--- Supplied records ---

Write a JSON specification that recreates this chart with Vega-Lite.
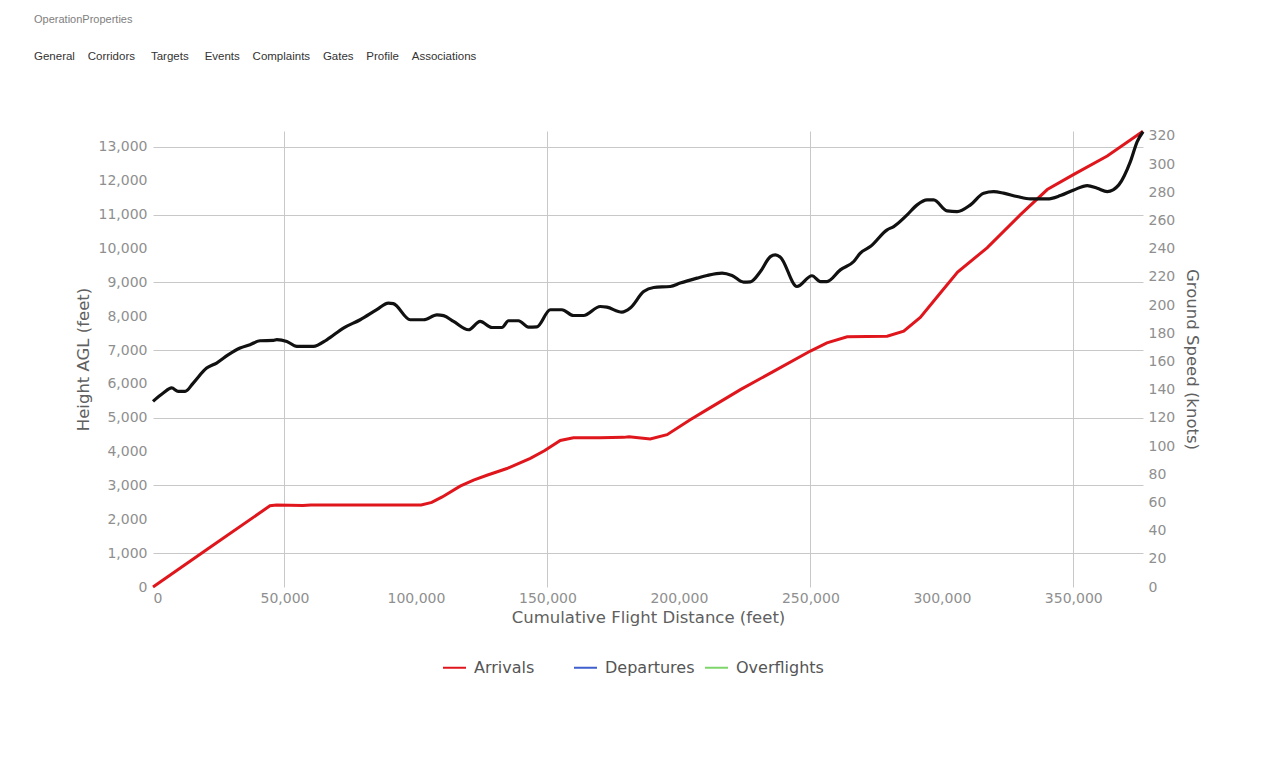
{
  "$schema": "https://vega.github.io/schema/vega-lite/v6.json",
  "width": 990,
  "height": 456,
  "autosize": {"type": "none"},
  "padding": {"left": 153, "top": 131, "right": 125, "bottom": 181},
  "background": "white",
  "title": {
    "text": "OperationProperties",
    "subtitle": "General\u00a0\u00a0\u00a0\u00a0Corridors\u00a0\u00a0\u00a0\u00a0\u00a0Targets\u00a0\u00a0\u00a0\u00a0\u00a0Events\u00a0\u00a0\u00a0\u00a0Complaints\u00a0\u00a0\u00a0\u00a0Gates\u00a0\u00a0\u00a0\u00a0Profile\u00a0\u00a0\u00a0\u00a0Associations",
    "anchor": "start",
    "frame": "group",
    "dx": -119,
    "offset": 63,
    "font": "Liberation Sans",
    "fontSize": 11,
    "fontWeight": "normal",
    "color": "#808080",
    "subtitleFont": "Liberation Sans",
    "subtitleFontSize": 11.5,
    "subtitleColor": "#333333",
    "subtitlePadding": 26
  },
  "config": {
    "view": {"stroke": null},
    "font": "DejaVu Sans",
    "axis": {
      "domain": false,
      "ticks": false,
      "labelFont": "DejaVu Sans",
      "labelFontSize": 14,
      "labelColor": "#8f8f8f",
      "titleFont": "DejaVu Sans",
      "titleFontSize": 16.5,
      "titleFontWeight": "normal",
      "titleColor": "#606060",
      "gridColor": "#c8c8c8",
      "gridWidth": 1
    },
    "legend": {
      "orient": "none",
      "legendX": 289,
      "legendY": 524,
      "direction": "horizontal",
      "columns": 3,
      "gridAlign": "all",
      "symbolType": "stroke",
      "symbolSize": 529,
      "symbolStrokeWidth": 2,
      "labelFont": "DejaVu Sans",
      "labelFontSize": 16,
      "labelColor": "#555555",
      "labelOffset": 7,
      "columnPadding": 6
    }
  },
  "layer": [
    {
      "data": {
        "values": [
          {"distance": 0, "height": 0, "series": "Arrivals"},
          {"distance": 22000, "height": 1190, "series": "Arrivals"},
          {"distance": 44500, "height": 2400, "series": "Arrivals"},
          {"distance": 47000, "height": 2420, "series": "Arrivals"},
          {"distance": 57000, "height": 2405, "series": "Arrivals"},
          {"distance": 60000, "height": 2420, "series": "Arrivals"},
          {"distance": 102000, "height": 2420, "series": "Arrivals"},
          {"distance": 106000, "height": 2500, "series": "Arrivals"},
          {"distance": 110000, "height": 2660, "series": "Arrivals"},
          {"distance": 116800, "height": 2980, "series": "Arrivals"},
          {"distance": 121900, "height": 3160, "series": "Arrivals"},
          {"distance": 127000, "height": 3300, "series": "Arrivals"},
          {"distance": 134600, "height": 3500, "series": "Arrivals"},
          {"distance": 143500, "height": 3800, "series": "Arrivals"},
          {"distance": 149000, "height": 4030, "series": "Arrivals"},
          {"distance": 154900, "height": 4330, "series": "Arrivals"},
          {"distance": 159900, "height": 4410, "series": "Arrivals"},
          {"distance": 170000, "height": 4410, "series": "Arrivals"},
          {"distance": 179000, "height": 4420, "series": "Arrivals"},
          {"distance": 181000, "height": 4440, "series": "Arrivals"},
          {"distance": 189100, "height": 4370, "series": "Arrivals"},
          {"distance": 195500, "height": 4500, "series": "Arrivals"},
          {"distance": 204300, "height": 4940, "series": "Arrivals"},
          {"distance": 210700, "height": 5240, "series": "Arrivals"},
          {"distance": 223400, "height": 5830, "series": "Arrivals"},
          {"distance": 236000, "height": 6370, "series": "Arrivals"},
          {"distance": 250000, "height": 6970, "series": "Arrivals"},
          {"distance": 256300, "height": 7210, "series": "Arrivals"},
          {"distance": 264000, "height": 7390, "series": "Arrivals"},
          {"distance": 279200, "height": 7410, "series": "Arrivals"},
          {"distance": 285500, "height": 7560, "series": "Arrivals"},
          {"distance": 291800, "height": 7960, "series": "Arrivals"},
          {"distance": 299500, "height": 8690, "series": "Arrivals"},
          {"distance": 306000, "height": 9300, "series": "Arrivals"},
          {"distance": 317200, "height": 10020, "series": "Arrivals"},
          {"distance": 329900, "height": 11000, "series": "Arrivals"},
          {"distance": 340100, "height": 11740, "series": "Arrivals"},
          {"distance": 350200, "height": 12190, "series": "Arrivals"},
          {"distance": 362900, "height": 12730, "series": "Arrivals"},
          {"distance": 376500, "height": 13460, "series": "Arrivals"}
        ]
      },
      "mark": {"type": "line", "strokeWidth": 3},
      "encoding": {
        "x": {
          "field": "distance",
          "type": "quantitative",
          "title": "Cumulative Flight Distance (feet)",
          "scale": {"domain": [0, 376500], "nice": false, "zero": true},
          "axis": {
            "values": [0, 50000, 100000, 150000, 200000, 250000, 300000, 350000],
            "format": ",d",
            "labelPadding": 4,
            "titlePadding": 4,
            "grid": true,
            "gridOpacity": {"condition": {"test": "datum.value % 100000 == 50000", "value": 1}, "value": 0}
          }
        },
        "y": {
          "field": "height",
          "type": "quantitative",
          "title": "Height AGL (feet)",
          "scale": {"domain": [0, 13470], "nice": false},
          "axis": {
            "values": [0, 1000, 2000, 3000, 4000, 5000, 6000, 7000, 8000, 9000, 10000, 11000, 12000, 13000],
            "format": ",d",
            "labelPadding": 6,
            "titlePadding": 7,
            "grid": true,
            "gridOpacity": {"condition": {"test": "datum.value % 2000 == 1000", "value": 1}, "value": 0}
          }
        },
        "color": {
          "field": "series",
          "type": "nominal",
          "scale": {
            "domain": ["Arrivals", "Departures", "Overflights"],
            "range": ["#e0161d", "#3f5fcf", "#7ed66a"]
          },
          "legend": {"title": null}
        }
      }
    },
    {
      "data": {
        "values": [
          {"distance": 0, "speed": 131.7},
          {"distance": 3900, "speed": 137.6},
          {"distance": 7100, "speed": 141.2},
          {"distance": 9600, "speed": 138.8},
          {"distance": 12200, "speed": 138.8},
          {"distance": 15300, "speed": 144.7},
          {"distance": 20400, "speed": 155.3},
          {"distance": 24200, "speed": 158.9},
          {"distance": 28700, "speed": 164.8},
          {"distance": 33100, "speed": 169.5},
          {"distance": 36900, "speed": 171.9},
          {"distance": 40700, "speed": 174.7},
          {"distance": 45800, "speed": 174.9},
          {"distance": 47100, "speed": 175.5},
          {"distance": 50900, "speed": 174.2},
          {"distance": 54700, "speed": 170.7},
          {"distance": 61000, "speed": 170.7},
          {"distance": 66100, "speed": 175.4},
          {"distance": 72400, "speed": 183.7},
          {"distance": 78800, "speed": 189.6},
          {"distance": 85100, "speed": 196.7},
          {"distance": 89500, "speed": 201.4},
          {"distance": 91400, "speed": 201.0},
          {"distance": 97800, "speed": 189.6},
          {"distance": 102900, "speed": 189.6},
          {"distance": 108000, "speed": 193.1},
          {"distance": 110500, "speed": 192.5},
          {"distance": 114300, "speed": 188.4},
          {"distance": 120000, "speed": 182.5},
          {"distance": 124400, "speed": 188.4},
          {"distance": 128900, "speed": 184.1},
          {"distance": 132700, "speed": 184.1},
          {"distance": 135200, "speed": 188.9},
          {"distance": 139000, "speed": 188.9},
          {"distance": 142800, "speed": 184.4},
          {"distance": 146000, "speed": 184.6},
          {"distance": 151100, "speed": 196.7},
          {"distance": 155500, "speed": 196.7},
          {"distance": 159900, "speed": 192.6},
          {"distance": 163700, "speed": 192.6},
          {"distance": 170100, "speed": 199.0},
          {"distance": 172600, "speed": 198.5},
          {"distance": 178300, "speed": 195.0},
          {"distance": 181500, "speed": 197.9},
          {"distance": 186600, "speed": 209.6},
          {"distance": 190400, "speed": 212.5},
          {"distance": 196700, "speed": 213.2},
          {"distance": 200500, "speed": 215.6},
          {"distance": 206900, "speed": 219.1},
          {"distance": 210700, "speed": 221.0},
          {"distance": 216400, "speed": 222.7},
          {"distance": 220200, "speed": 221.0},
          {"distance": 224600, "speed": 216.3},
          {"distance": 227200, "speed": 216.5},
          {"distance": 231000, "speed": 223.8},
          {"distance": 234800, "speed": 234.4},
          {"distance": 236700, "speed": 235.6},
          {"distance": 238600, "speed": 234.0},
          {"distance": 244900, "speed": 213.2},
          {"distance": 250600, "speed": 220.8},
          {"distance": 253800, "speed": 216.7},
          {"distance": 256300, "speed": 216.7},
          {"distance": 261400, "speed": 225.0},
          {"distance": 266500, "speed": 230.9},
          {"distance": 269000, "speed": 236.9},
          {"distance": 272800, "speed": 241.5},
          {"distance": 279200, "speed": 253.4},
          {"distance": 281700, "speed": 255.7},
          {"distance": 286800, "speed": 264.0},
          {"distance": 290600, "speed": 271.1},
          {"distance": 294400, "speed": 274.6},
          {"distance": 296900, "speed": 274.6},
          {"distance": 302000, "speed": 266.8},
          {"distance": 305800, "speed": 266.3},
          {"distance": 310900, "speed": 271.1},
          {"distance": 315900, "speed": 279.4},
          {"distance": 319700, "speed": 280.5},
          {"distance": 323500, "speed": 279.4},
          {"distance": 328600, "speed": 277.0},
          {"distance": 333700, "speed": 275.3},
          {"distance": 340100, "speed": 275.3},
          {"distance": 345100, "speed": 277.7},
          {"distance": 350200, "speed": 281.7},
          {"distance": 355300, "speed": 284.8},
          {"distance": 359100, "speed": 282.9},
          {"distance": 362900, "speed": 280.5},
          {"distance": 367300, "speed": 285.3},
          {"distance": 371700, "speed": 301.8},
          {"distance": 374300, "speed": 316.0},
          {"distance": 376500, "speed": 323.0}
        ]
      },
      "mark": {"type": "line", "strokeWidth": 3.2, "color": "#111111", "interpolate": "monotone"},
      "encoding": {
        "x": {"field": "distance", "type": "quantitative"},
        "y": {
          "field": "speed",
          "type": "quantitative",
          "title": "Ground Speed (knots)",
          "scale": {"domain": [0, 323.5], "nice": false},
          "axis": {
            "orient": "right",
            "values": [0, 20, 40, 60, 80, 100, 120, 140, 160, 180, 200, 220, 240, 260, 280, 300, 320],
            "labelPadding": 5,
            "titlePadding": 9,
            "grid": false
          }
        }
      }
    }
  ],
  "resolve": {"scale": {"y": "independent"}}
}
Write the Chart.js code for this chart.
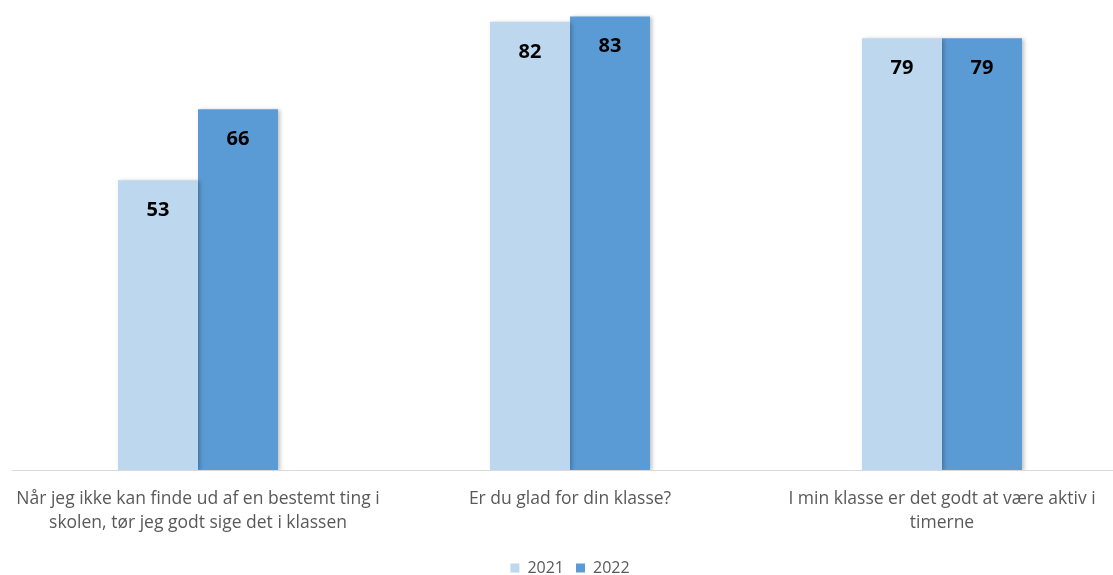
<!DOCTYPE html>
<html>
<head>
<meta charset="utf-8">
<script src="https://cdn.jsdelivr.net/npm/chart.js@4"></script>
<style>
html, body { margin: 0; padding: 0; background: #ffffff; overflow: hidden; }
</style>
</head>
<body>
<canvas id="chart" width="1128" height="575"></canvas>
<script>
const categories = [
	['Når jeg ikke kan finde ud af en bestemt ting i', 'skolen, tør jeg godt sige det i klassen'],
	['Er du glad for din klasse?'],
	['I min klasse er det godt at være aktiv i', 'timerne'],
];
const values2021 = [53, 82, 79];
const values2022 = [66, 83, 79];

const fontFamily = "'Open Sans', Lato, sans-serif";

// bold value labels inside top of each bar
const valueLabels = {
	id: 'valueLabels',
	afterDatasetsDraw: chart => {
		const ctx = chart.ctx;
		ctx.save();
		ctx.fillStyle = '#000000';
		ctx.font = `bold 20px ${fontFamily}`;
		ctx.textAlign = 'center';
		ctx.textBaseline = 'middle';
		chart.data.datasets.forEach((ds, i) => {
			const meta = chart.getDatasetMeta(i);
			meta.data.forEach((bar, j) => {
				ctx.fillText(ds.data[j], bar.x, bar.y + 30);
			});
		});
		ctx.restore();
	}
};

// soft shadow behind bars
const barShadow = {
	id: 'barShadow',
	beforeDatasetsDraw: chart => {
		const ctx = chart.ctx;
		ctx.save();
		ctx.shadowColor = 'rgba(0,0,0,0.25)';
		ctx.shadowBlur = 4;
		ctx.shadowOffsetX = 2;
		ctx.shadowOffsetY = 1;
	},
	afterDatasetsDraw: chart => {
		chart.ctx.restore();
	}
};

new Chart(document.getElementById('chart'), {
	type: 'bar',
	data: {
		labels: categories,
		datasets: [
			{
				label: '2021',
				data: values2021,
				backgroundColor: '#BDD7EE',
			},
			{
				label: '2022',
				data: values2022,
				backgroundColor: '#5B9BD5',
			},
		],
	},
	plugins: [barShadow, valueLabels],
	options: {
		responsive: false,
		animation: false,
		layout: {
			padding: {left: 12, right: 0, top: 0, bottom: -11},
		},
		plugins: {
			legend: {
				position: 'bottom',
				labels: {
					boxWidth: 9,
					boxHeight: 9,
					color: '#595959',
					font: {family: fontFamily, size: 16},
					padding: 12,
				},
			},
			tooltip: {enabled: false},
		},
		datasets: {
			bar: {
				barPercentage: 1,
				categoryPercentage: 0.43,
			},
		},
		scales: {
			x: {
				grid: {display: false},
				border: {display: true, color: '#d9d9d9', width: 1},
				ticks: {
					color: '#595959',
					font: {family: fontFamily, size: 17.5, lineHeight: 24 / 17.5},
					padding: 9,
					maxRotation: 0,
				},
				afterFit: scale => {
					scale.height = 78;
				},
			},
			y: {
				display: false,
				min: 0,
				max: 86,
			},
		},
	},
});
</script>
</body>
</html>
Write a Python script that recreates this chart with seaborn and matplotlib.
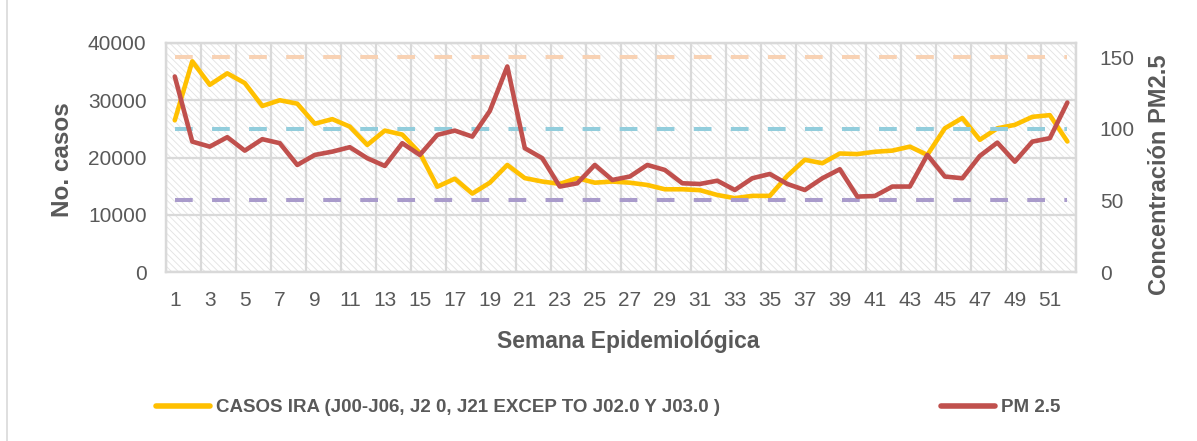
import matplotlib
matplotlib.use('Agg')
import matplotlib.pyplot as plt
import seaborn as sns
import pandas as pd
from matplotlib.patches import Rectangle
from matplotlib.lines import Line2D

# weekly data
semanas = list(range(1, 53))

casos_ira = [26500, 36800, 32700, 34700, 33000, 29000, 30000, 29400, 25900, 26700,
             25400, 22200, 24700, 24000, 20800, 14900, 16300, 13700, 15600, 18700,
             16400, 15800, 15400, 16400, 15600, 15800, 15600, 15200, 14450, 14450,
             14300, 13450, 12900, 13300, 13300, 16800, 19600, 19000, 20700, 20600,
             21000, 21200, 21900, 20450, 25100, 26900, 23100, 25100, 25700, 27100,
             27400, 22800]

pm25 = [136.6, 91.1, 87.6, 94.2, 84.8, 92.8, 90.0, 74.8, 81.8, 84.1,
        87.2, 79.5, 74.1, 90.0, 81.8, 95.8, 98.8, 94.6, 112.5, 143.6,
        86.5, 79.5, 59.7, 62.0, 74.8, 64.3, 66.7, 74.8, 71.3, 62.0,
        61.5, 63.8, 57.3, 65.5, 68.5, 61.5, 57.3, 65.5, 71.8, 52.7,
        53.1, 59.7, 59.7, 81.8, 66.7, 65.5, 81.1, 90.4, 77.1, 91.1,
        93.5, 118.4]

# reference levels (right axis) and their colours
niveles = [150, 100, 50]
colores_nivel = ['#F8D2B4', '#92CDDC', '#A99BCB']

df = pd.DataFrame({'semana': semanas, 'casos': casos_ira, 'pm25': pm25})

sns.set_style('white')
plt.rcParams['font.family'] = ['Liberation Sans', 'DejaVu Sans']
plt.rcParams['hatch.linewidth'] = 0.6

gris = '#595959'
grid_c = '#D9D9D9'

fig = plt.figure(figsize=(11.97, 4.41), dpi=100)
ax = fig.add_axes([0.1387, 0.3832, 0.7603, 0.5193])
ax2 = ax.twinx()

# hatched plot-area background
ax.add_patch(Rectangle((0, 0), 1, 1, transform=ax.transAxes, facecolor='white',
                       edgecolor='#E2E2E2', hatch='\\\\\\\\\\', lw=0, zorder=0))

# casos IRA on left axis
sns.lineplot(data=df, x='semana', y='casos', ax=ax, color='#FFC000', lw=3.3,
             zorder=3, legend=False)

# reference dashed levels on right axis
for nivel, c in zip(niveles, colores_nivel):
    ax2.hlines(nivel, semanas[0], semanas[-1], colors=c, lw=2.9,
               linestyles=(0, (4.4, 4.8)), zorder=1)

# PM 2.5 on right axis
sns.lineplot(data=df, x='semana', y='pm25', ax=ax2, color='#C0504D', lw=3.3,
             zorder=3, legend=False)

ax.set_xlim(0.5, 52.5)
ax.set_ylim(0, 40000)
ax2.set_ylim(0, 160)

ax.set_yticks([0, 10000, 20000, 30000, 40000])
ax2.set_yticks([0, 50, 100, 150])
ax.set_xticks(semanas[::2])
ax.set_xticks([s - 0.5 for s in semanas[::2]] + [52.5], minor=True)

ax.grid(True, axis='y', color=grid_c, lw=1.6, zorder=1)
ax.grid(True, axis='x', which='minor', color=grid_c, lw=1.6, zorder=1)
ax.grid(False, axis='x', which='major')
ax.set_axisbelow(True)
ax2.grid(False)

ax.tick_params(axis='x', which='major', length=0, pad=14, labelsize=15, labelcolor=gris)
ax.tick_params(axis='x', which='minor', length=6, width=1.5, color=grid_c, direction='out')
ax.tick_params(axis='y', length=0, pad=14, labelsize=15, labelcolor=gris)
ax2.tick_params(axis='y', length=0, pad=17, labelsize=15, labelcolor=gris)

for a in (ax, ax2):
    for sp in a.spines.values():
        sp.set_color(grid_c)
        sp.set_linewidth(1.6)

ax.set_xlabel('')
ax.set_ylabel('')
ax2.set_ylabel('')

fig.text(0.052, 0.637, 'No. casos', rotation=90, ha='center', va='center',
         fontsize=17.5, fontweight='bold', color=gris)
fig.text(0.969, 0.603, 'Concentración PM2.5', rotation=90, ha='center', va='center',
         fontsize=17, fontweight='bold', color=gris)
fig.text(0.525, 0.225, 'Semana Epidemiológica', ha='center', va='center',
         fontsize=16.5, fontweight='bold', color=gris)

# left frame border line of the original chart box
fig.add_artist(Line2D([0.006, 0.006], [0.0, 1.0], transform=fig.transFigure,
                      color=grid_c, lw=1.2))

handles = [Line2D([], [], color='#FFC000', lw=4),
           Line2D([], [], color='#C0504D', lw=4)]
etiquetas = ['CASOS IRA (J00-J06, J2 0, J21 EXCEP TO J02.0 Y J03.0 )', 'PM 2.5']
leg = fig.legend(handles, etiquetas, loc='center', bbox_to_anchor=(0.508, 0.075),
                 ncol=2, frameon=False, handlelength=2.9, handletextpad=0.3,
                 columnspacing=11.8,
                 prop={'family': ['Liberation Sans'], 'weight': 'bold', 'size': 13.5})
for t in leg.get_texts():
    t.set_color(gris)

fig.savefig('out.png', dpi=100)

---

_What to do_
Reply with nothing but the number of lines in the data above that contain "this".

_The output_
3